> SET EXERCISE
Take the lines from the beginning of the material through the line containing "plt.rcParams['font.family'] = ['Liberation" and retype them exactly, leaving the pictures out.

> DATASET
──────────────────────────────

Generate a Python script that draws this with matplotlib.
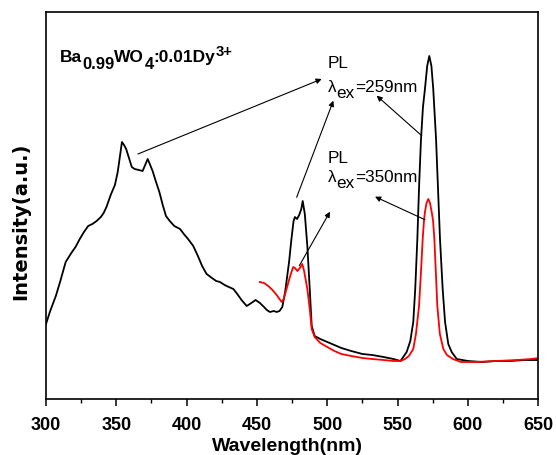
import matplotlib
matplotlib.use("Agg")
import matplotlib.pyplot as plt
from matplotlib.ticker import MultipleLocator

plt.rcParams['font.family'] = ['Liberation Sans', 'DejaVu Sans']

# black curve: excitation (300-470 nm) + emission under 259 nm excitation
wl_black = [300, 303, 307, 310, 314, 318, 321, 324, 327, 330, 333, 336, 339, 341, 343,
            346, 349, 351, 352.5, 354, 355.5, 357, 359, 361, 363, 366, 368.7, 370.5, 372.3,
            373.5, 375.8, 378, 380.6, 383, 385.3, 388, 391.2, 395.3, 398, 401, 404.7, 408,
            411, 414.2, 418, 421, 423.7, 427, 430, 433.2, 436, 439, 442.7, 446, 449, 452.1,
            455, 457, 459.2, 462, 464, 466, 468, 470, 472.8, 474.5, 476, 477, 478.5, 480,
            481.5, 482.5, 484, 485.8, 487.5, 488.9, 491, 495, 500, 505, 510, 517, 525,
            532, 540, 547, 552, 556.4, 559, 561.1, 562.5, 564, 565.3, 566.6, 568, 569.4,
            571, 572.5, 574, 575.3, 576.3, 577.3, 578.7, 580.1, 582, 583.7, 586, 588.4,
            592, 600, 610, 620, 630, 640, 650]
int_black = [75, 88, 103, 117, 137, 146, 152, 160, 167, 173, 175, 178, 182, 186, 192,
             204, 214, 227, 242, 257, 254, 250, 241, 232, 230, 229, 228, 234, 240,
             236, 228, 218, 207, 194, 183, 178, 173, 170, 165, 160, 153, 143,
             133, 125, 121, 118, 117, 114, 112, 110, 105, 99, 93, 96, 99, 96,
             92, 89, 87, 88, 87, 88, 92, 107, 137, 160, 178, 182, 180, 184,
             190, 198, 185, 153, 110, 73, 63, 60, 57, 54, 51, 48, 45,
             44, 42, 40, 38, 47, 58, 77, 110, 160, 215, 260, 292, 310,
             333, 343, 333, 310, 285, 260, 210, 160, 110, 77, 55, 47,
             40, 38, 37, 38, 38, 39, 39]

# red curve: emission under 350 nm excitation
wl_red = [452, 455, 458, 461, 464, 466, 467.6, 469, 471, 473, 474.5, 475.8, 477, 478.7,
          480.5, 482.2, 483.5, 485.8, 487.5, 488.9, 491, 495, 500, 505, 510, 517, 525,
          532, 540, 547, 552, 555.2, 558, 561.1, 563, 565.2, 566.5, 567.8, 568.7, 569.4,
          570.5, 571.8, 573, 574.2, 575.2, 576.1, 577.2, 578.2, 580, 582.5, 585, 589.3,
          595, 605, 620, 635, 645, 650]
int_red = [117, 116, 113, 109, 104, 100, 97, 100, 110, 120, 127, 132, 131, 128,
           131, 135, 128, 110, 90, 70, 62, 56, 52, 48, 45, 43, 41,
           40, 39, 38, 38, 40, 43, 50, 65, 93, 125, 160, 178, 187,
           196, 200, 196, 187, 178, 160, 125, 93, 65, 50, 44, 40,
           37, 37, 38, 39, 40, 41]


def rich_text(ax, x, y, parts, size, weight='normal'):
    # parts: (text, baseline shift in points, size factor)
    prev = None
    prev_dy = 0
    for s, dy, k in parts:
        if prev is None:
            prev = ax.annotate(s, xy=(x, y), xycoords='data', xytext=(0, dy),
                               textcoords='offset points', fontsize=size * k,
                               fontweight=weight, va='baseline', ha='left')
        else:
            prev = ax.annotate(s, xy=(1, 0), xycoords=prev, xytext=(0, dy - prev_dy),
                               textcoords='offset points', fontsize=size * k,
                               fontweight=weight, va='bottom', ha='left')
        prev_dy = dy


fig = plt.figure(figsize=(5.56, 4.56), dpi=100)
ax = fig.add_axes([0.0827, 0.1228, 0.8855, 0.8487])

ax.plot(wl_black, int_black, color='black', lw=1.3)
ax.plot(wl_red, int_red, color='red', lw=1.3)

ax.set_xlim(300, 650)
ax.set_ylim(0, 387)
ax.xaxis.set_major_locator(MultipleLocator(50))
ax.xaxis.set_minor_locator(MultipleLocator(25))
ax.tick_params(axis='x', which='major', direction='out', length=5, width=1.1,
               labelsize=13, pad=7)
ax.tick_params(axis='x', which='minor', direction='out', length=3, width=1.0)
ax.set_yticks([])
for lab in ax.get_xticklabels():
    lab.set_fontweight('bold')
for s in ax.spines.values():
    s.set_linewidth(1.2)

fig.text(0.517, 1 - 451 / 456, 'Wavelength(nm)', fontsize=14, fontweight='bold',
         ha='center', va='baseline')
fig.text(20.5 / 556, 1 - 221 / 456, 'Intensity(a.u.)', fontsize=14, fontweight='bold',
         family='DejaVu Sans', rotation=90, ha='center', va='center')

rich_text(ax, 310, 338, [('Ba', 0, 1), ('0.99', -5, 0.95), ('WO', 0, 1),
                         ('4', -5, 0.95), (':0.01Dy', 0, 1), ('3+', 4, 0.85)],
          12.5, 'bold')
ax.text(500.5, 332, 'PL', fontsize=12.3)
rich_text(ax, 500.5, 308, [('λ', 0, 1), ('ex', -4.5, 1), ('=259nm', 0, 1)], 12.3)
ax.text(500.5, 237, 'PL', fontsize=12.3)
rich_text(ax, 500.5, 218, [('λ', 0, 1), ('ex', -4.5, 1), ('=350nm', 0, 1)], 12.3)

arrows = [((365.4, 245), (496.0, 320)),
          ((478.2, 201.7), (504.3, 298.3)),
          ((567.1, 263.3), (535.1, 303.3)),
          ((569.4, 179.3), (533.9, 202.3)),
          ((480.1, 133.3), (501.9, 187.3))]
for start, end in arrows:
    ax.annotate('', xy=end, xytext=start,
                arrowprops=dict(arrowstyle='-|>', color='black', lw=0.8,
                                mutation_scale=8, shrinkA=0, shrinkB=0))

fig.savefig('out.png', dpi=100)
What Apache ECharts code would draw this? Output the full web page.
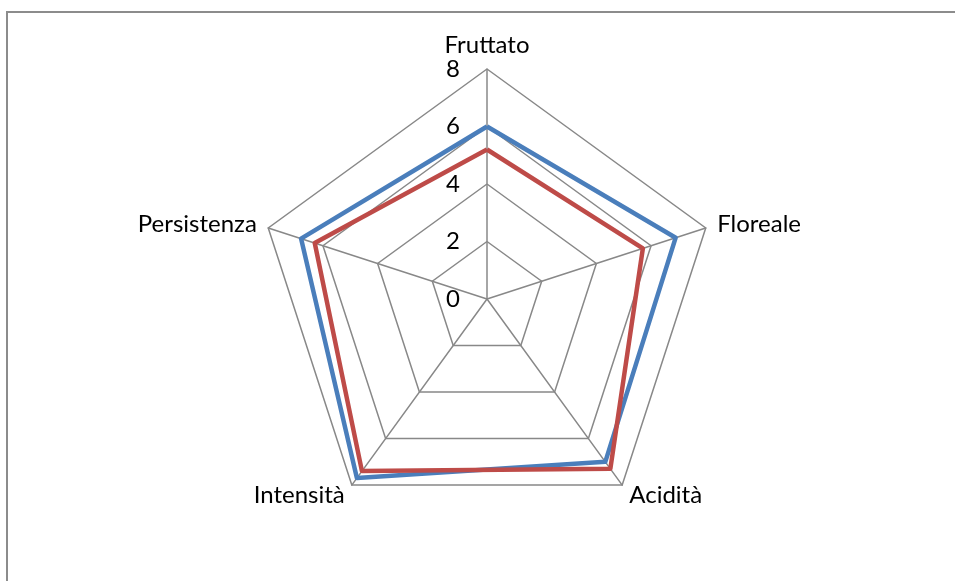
<!DOCTYPE html>
<html>
<head>
<meta charset="utf-8">
<script src="https://cdn.jsdelivr.net/npm/echarts@6/dist/echarts.min.js"></script>
<style>
  html, body { margin: 0; padding: 0; background: #fff; }
  #chart { width: 955px; height: 581px; }
</style>
</head>
<body>
<div id="chart"></div>
<script>
// categories, clockwise from the top as in the picture
const categories = ['Fruttato', 'Floreale', 'Acidità', 'Intensità', 'Persistenza']
const serieBlu = [6.0, 6.9, 7.0, 7.7, 6.8]
const serieRossa = [5.2, 5.7, 7.3, 7.4, 6.3]
const tickValues = [0, 2, 4, 6, 8]

// echarts lays radar indicators counterclockwise, so reverse all but the first
function ccw (arr) {
  return [arr[0]].concat(arr.slice(1).reverse())
}

const font = 'Lato, "Open Sans", sans-serif'
const grigio = '#888888'

let myChart = echarts.init(document.getElementById('chart'))
myChart.setOption({
  animation: false,
  graphic: [{
    type: 'rect',
    shape: { x: 7, y: 12, width: 1000, height: 620 },
    style: { fill: 'none', stroke: '#8c8c8c', lineWidth: 2 },
    silent: true
  }],
  // hidden axis used only to print the 0..8 labels next to the top spoke
  grid: { left: 487, top: 69, width: 1, height: 230 },
  xAxis: { type: 'value', show: false },
  yAxis: {
    type: 'value',
    min: 0,
    max: 8,
    interval: 2,
    axisLine: { show: false },
    axisTick: { show: false },
    splitLine: { show: false },
    axisLabel: {
      margin: 27,
      fontSize: 24,
      fontFamily: font,
      color: '#000',
      formatter: v => tickValues.indexOf(v) >= 0 ? String(v) : ''
    }
  },
  radar: {
    center: [487, 299],
    radius: 230,
    startAngle: 90,
    splitNumber: 4,
    shape: 'polygon',
    indicator: ccw(categories).map(n => ({ name: n, min: 0, max: 8 })),
    axisName: {
      color: '#000',
      fontSize: 24,
      fontFamily: font
    },
    nameGap: 12,
    axisLine: { lineStyle: { color: grigio, width: 1.5 } },
    splitLine: { lineStyle: { color: grigio, width: 1.5 } },
    splitArea: { show: false },
    axisTick: { show: false },
    axisLabel: { show: false }
  },
  series: [{
    type: 'radar',
    symbol: 'none',
    data: [
      {
        value: ccw(serieBlu),
        lineStyle: { color: '#4A7EBB', width: 4.5 },
        itemStyle: { color: '#4A7EBB' }
      },
      {
        value: ccw(serieRossa),
        lineStyle: { color: '#BE4B48', width: 4.5 },
        itemStyle: { color: '#BE4B48' }
      }
    ]
  }]
})
</script>
</body>
</html>
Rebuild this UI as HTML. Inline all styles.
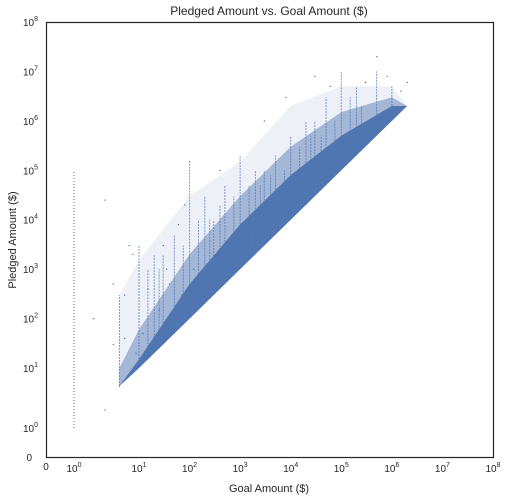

──────────────────────────────

> EXERCISE SOLUTION
Generate a Python script that draws this with matplotlib.
import matplotlib
matplotlib.use("Agg")
import matplotlib.pyplot as plt
from matplotlib.ticker import MultipleLocator

plt.rcParams['font.family'] = ['Liberation Sans', 'DejaVu Sans']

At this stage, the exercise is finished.